Selama ini, pariwisata Sulut seakan identik dengan Bunaken. Kesan ini mempersempit pasar pariwisata Sulut. Pariwisata Sulut seharusnya dibangun dalam suatu paket wisata yang dikemas secara menarik yang mencakup wisata alam, budaya, dan belanja sehingga memperoleh pasar yang lebih luas serta memberi banyak pilihan bagi wisatawan. Di samping wisata alam Sulut yang sangat bergantung pada Bunaken, fakta di lapangan juga menunjukan bahwa wisata budaya merupakan titik terlemah dari suatu paket pariwisata Sulut. Apabila setiap anak Bali dimintakan menari tarian daerahnya, maka dengan lemah gemulai mereka akan menampilkan.
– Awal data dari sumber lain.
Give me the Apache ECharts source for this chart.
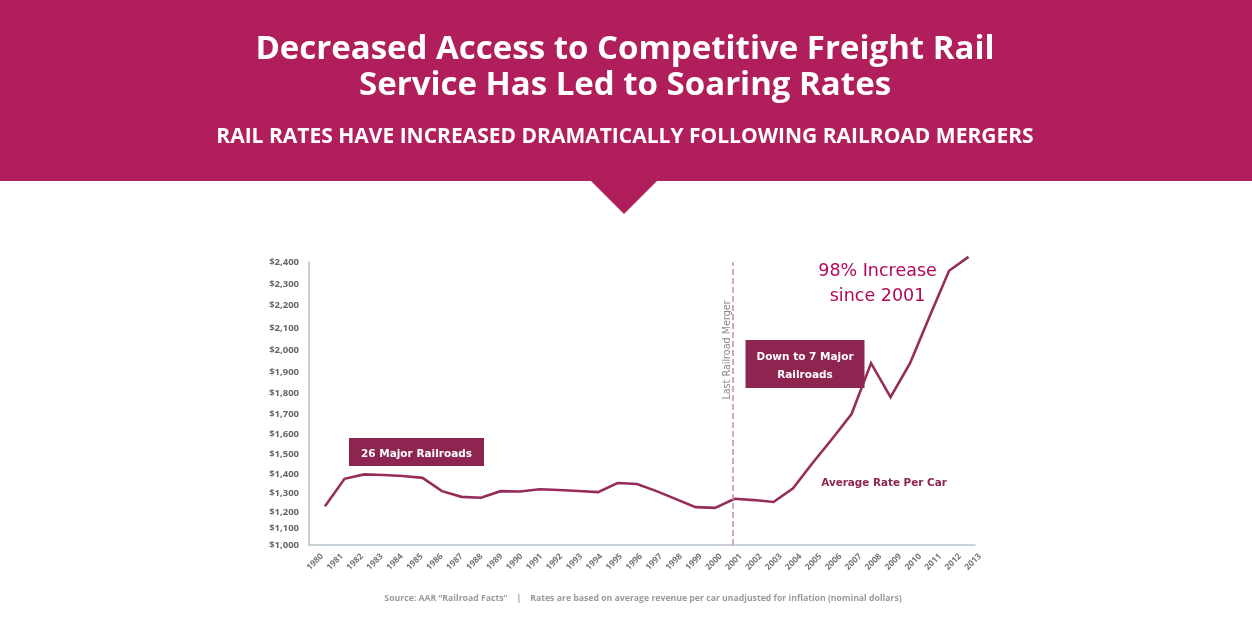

Namun performa semacam itu sulit diperlihatkan anak Sulut bila dimintakan menari Maengket atau tarian daerah Sulut lainnya. Demikian juga dalam konteks kebahasaan, anak Sulut terutama yang berdiam di kota tidak mampu berkomunikasi menggunakan bahasa daerah.
Kelemahan tersebut semestinya seharus cepat dicari solusinya. Salah satu solusi tercepat dapat dilakukan oleh Dinas Pendidikan Nasional Sulut dengan memasukan tarian dan bahasa daerah sebagai muatan lokal kurikulum sekolah dasar sampai sekolah menengah atas. Upaya ini perlu ditunjang oleh keberadaan sanggar-sanggar tari yang secara rutin menyajikan atraksinya lewat kerjasama dengan Badan Koordinasi Promosi Pariwisata Sulut.
Selain apa yang disebutkan di atas, hal penting untuk dikembangkan dalam memajukan pariwisata Sulut adalah mengubah perilaku masyarakat Sulut menjadi masyarakat yang berwawasan pariwisata. Berwawasan pariwisata berarti mau menjadi tuan rumah yang baik dan memanfaatkan pariwisata sebagai obyek mendatangkan pendapatan lewat usaha yang kreatif dan inovatif. Kreativitas dan inovasi menambah nilai yang luar biasa atas apa yang kita tawarkan sebagaimana ada ungkapan yang menyatakan bahwa “sepotong kayu di tangan seorang ibu rumah tangga, hanya akan menjadi kayu api, namun bila berada di tangan pengukir yang handal, maka akan menjadi patung yang bernilai seni dan mahal.”